LAUSR

Intelligent reflecting surfaces (IRSs) improve both the bandwidth and energy efficiency of wideband communication systems by using low-cost passive elements for reflecting the impinging signals with adjustable phase shifts. To realize the full potential of IRS-aided systems, having accurate channel state information (CSI) is indispensable, but it is challenging to acquire, since these passive devices cannot carry out transmit/receive signal processing. The existing channel estimation methods conceived for wideband IRS-aided communication systems only consider the channel’s frequency selectivity, but ignore the effect of beam squint, despite its severe performance degradation. Hence we fill this gap and conceive wideband channel estimation for IRS-aided communication systems by explicitly taking the effect of beam squint into consideration. We demonstrate that the mutual correlation function between the spatial steering vectors and the cascaded two-hop channel reflected by the IRS has two peaks, which leads to a pair of estimated angles for a single propagation path, due to the effect of beam squint.
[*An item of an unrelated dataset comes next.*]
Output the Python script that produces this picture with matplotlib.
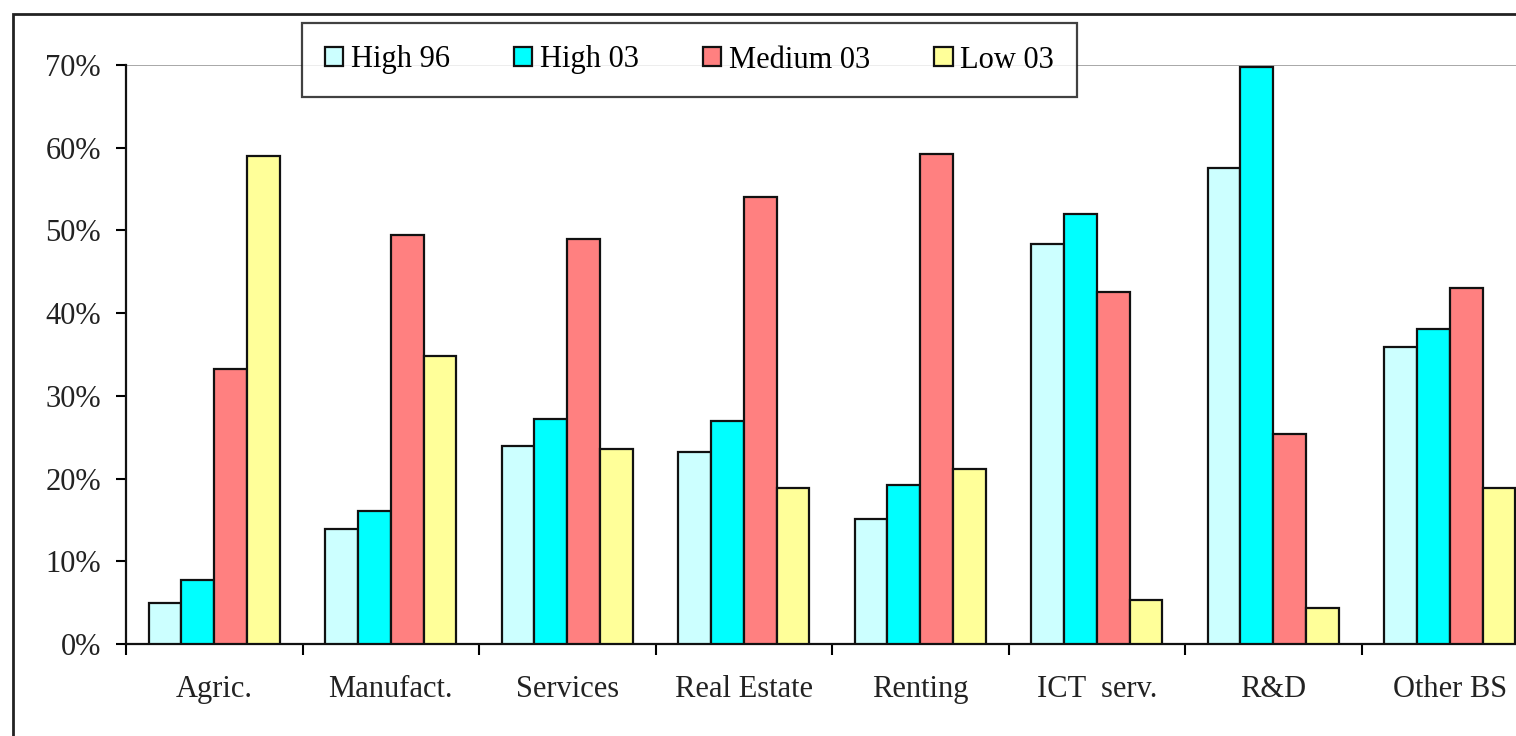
import matplotlib.pyplot as plt
from matplotlib.patches import Rectangle
from matplotlib.ticker import FuncFormatter
import numpy as np

plt.rcParams['font.family'] = ['Liberation Serif', 'DejaVu Serif']

# Данные
categories = ['Agric.', 'Manufact.', 'Services', 'Real Estate', 'Renting', 'ICT  serv.', 'R&D', 'Other BS']
series_names = ['High 96', 'High 03', 'Medium 03', 'Low 03']
high_96 = [5.0, 13.9, 23.9, 23.2, 15.1, 48.4, 57.6, 35.9]
high_03 = [7.7, 16.1, 27.2, 26.9, 19.2, 52.0, 69.8, 38.1]
medium_03 = [33.3, 49.5, 49.0, 54.0, 59.3, 42.5, 25.4, 43.0]
low_03 = [59.0, 34.8, 23.6, 18.9, 21.2, 5.3, 4.4, 18.9]
colors = ['#CCFFFF', '#00FFFF', '#FF8080', '#FFFF99']

fig = plt.figure(figsize=(15.16, 7.36), dpi=100)

# рамка вокруг диаграммы (правый и нижний края обрезаны)
fig.patches.append(Rectangle((13 / 1516, -0.1), 1.2, 0.981 + 0.1, transform=fig.transFigure,
                             fill=False, edgecolor='#222222', linewidth=2))

ax = fig.add_axes([126 / 1516, 1 - 644 / 736, 8 * 176.5 / 1516, (644 - 65) / 736])

x = np.arange(len(categories))
w = 0.186
for i, (vals, name) in enumerate(zip([high_96, high_03, medium_03, low_03], series_names)):
    ax.bar(x + 0.5 + (i - 1.5) * w, vals, w, color=colors[i], edgecolor='#111111',
           linewidth=1.6, label=name, zorder=3)

ax.set_xlim(0, len(categories))
ax.set_ylim(0, 70)
ax.axhline(70, color='#999999', linewidth=1.2, zorder=1)

ax.set_yticks(np.arange(0, 71, 10))
ax.yaxis.set_major_formatter(FuncFormatter(lambda v, p: '%d%%' % v))
ax.set_xticks(np.arange(0, len(categories) + 1))
ax.set_xticklabels([])
ax.set_xticks(x + 0.5, minor=True)
ax.set_xticklabels(categories, minor=True)
ax.tick_params(axis='x', which='minor', length=0, pad=22, labelsize=22, colors='#222222')
ax.tick_params(axis='x', which='major', length=8, width=1.5, direction='out')
ax.tick_params(axis='y', length=7, width=1.5, direction='out', labelsize=22, pad=11,
               labelcolor='#222222')

for s in ['top', 'right']:
    ax.spines[s].set_visible(False)
for s in ['left', 'bottom']:
    ax.spines[s].set_linewidth(1.6)
    ax.spines[s].set_color('#111111')

leg = fig.legend(loc='center', bbox_to_anchor=(689.5 / 1516, 1 - 60 / 736), ncol=4,
                 fontsize=22, frameon=True, fancybox=False, edgecolor='#111111',
                 handlelength=0.6, handleheight=0.6, handletextpad=0.25,
                 columnspacing=2.1, borderpad=0.75)
leg.get_frame().set_linewidth(1.6)

plt.savefig('out.png', dpi=100)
One of these two estimated angles is the frequency-independent ‘actual angle’, while the other one is the frequency-dependent ‘false angle’. To reduce the influence of false angles on channel estimation, we propose a twin-stage orthogonal matching pursuit (TS-OMP) algorithm, where the path angles of the cascaded two-hop channel reflected by the IRS are obtained in the first stage, while the propagation gains and delays are obtained in the second stage. Moreover, we propose a bespoke pilot design by exploiting the specific the characteristics of the mutual correlation function and cross-entropy theory for achieving an improved channel estimation performance. Our simulation results demonstrate the superiority of the proposed channel estimation algorithm and pilot design over their conventional counterparts.